Well, only six months late--and almost a year since I finished the first volume--I have finished Paul: Soldier of Peace. (The first volume was Paul: Messenger of Grace) It will probably be July before it comes out. I'm even more excited about this book than the first, even though I'm sure I could have done better if I'd taken even just another week. But it must be done!
I believe this book will pretty much be the only book out there that brings Wesleyan (revivalist) theology into dialog with the developments of the last thirty years of Pauline studies (admittedly, I have not yet dived into the new Romans commentary from Beacon Hill). Certainly there are scholarly commentaries that dialog with recent developments in Pauline studies (e.g., Robert Jewett's Romans commentary in the Hermeneia series, probably the current gold standard). And there have always been Wesleyan interpretations of Romans.
What I don't think exists are Wesleyan treatments of Paul that fully take into account the immense changes in Pauline studies in the last thirty years. I suspect the first five chapters of this book on Romans will be astoundingly eye-opening to a Wesleyan audience that just has no idea. If I had the resources, I would put a copy in the hands of every Wesleyan pastor.

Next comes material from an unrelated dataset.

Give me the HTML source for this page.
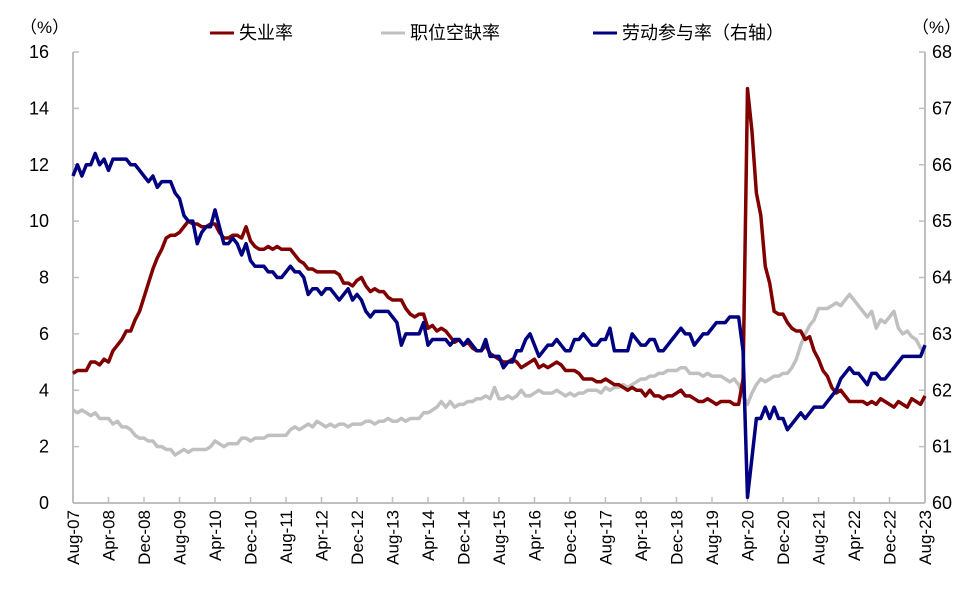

The last five chapters look at the most disputed writings of Paul (Colossians, Ephesians, 2 Thessalonians, and the Pastorals). Here I don't think I have dodged any of the landmines, although I leave it up to the reader to decide what they think on issues like pseudonymity. What I have not done is wished the issues away. There is just no getting around the fact that the Pastorals and Ephesians are significantly unlike Paul's central writings in many respects. If we are actually interested in listening to what they have to say, we have to take the differences into account, whether we think Paul has changed his mind or his secretary or whether we think these documents were written to convey Paul's voice to a generation some time after his death.
Now the able hands of Kevin Scott at Wesleyan Publishing House will take off the rough edges ;-) Thanks to all the great help there and for all the sharpening those of you in blogland have brought to the writing as well.